Remaining Questions
The number and variety of algorithmic methods that can be applied to model plants and in particular trees convincingly faithfully, is indeed surprising. It may be due to the relatively nonspecific structure of the botanical models that several good approximation procedures could be found. At the same time, the factual findings address the question of whether there exists - below the level of the procedures used so far - a parameter or a rule set for botanical objects. This basic set would then have been projected more or less intuitively onto the different parameters of the individual procedures used so far.
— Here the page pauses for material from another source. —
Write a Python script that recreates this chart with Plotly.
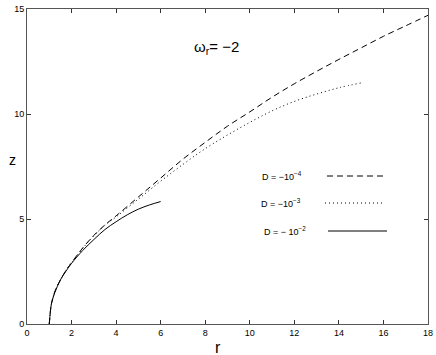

Moreover, the possibility exists that in one or more procedures, for instance those of de Reffye and Holton, different aspects are applied with regards to the approximation of natural growth procedures, and that, although each method already yields satisfactory models, a combination could result in an even more complete model. Such a combinatory method could mean a reduction of the multiple parameters, which still have to be edited manually in order to obtain a visually attractive model. Furthermore, the parameter area could be limited to such an extent that, for example, only statistically meaningful trees would be producible or that a realistic overall design would automatically result from the parameters.
None of these possibilities can be clarified here, since botany is also still far away from perfecting such simple descriptions. The rule-based methods of the next chapter work with similarly complex parameter sets, but by their nature they are substantially more general, and, at the same time, they are able to produce very diverse structures.
From a more pragmatic view, still another solution appears promising: If the arrangement of a parameter set and its editing are so efficiently solved by a system that the user can change parameters fast and comfortably, then the user is, despite a perhaps not yet optimal choice of the parameters, able to generate a seemingly correct model efficiently. The methods presented in Chap. 6 suggest this possibility.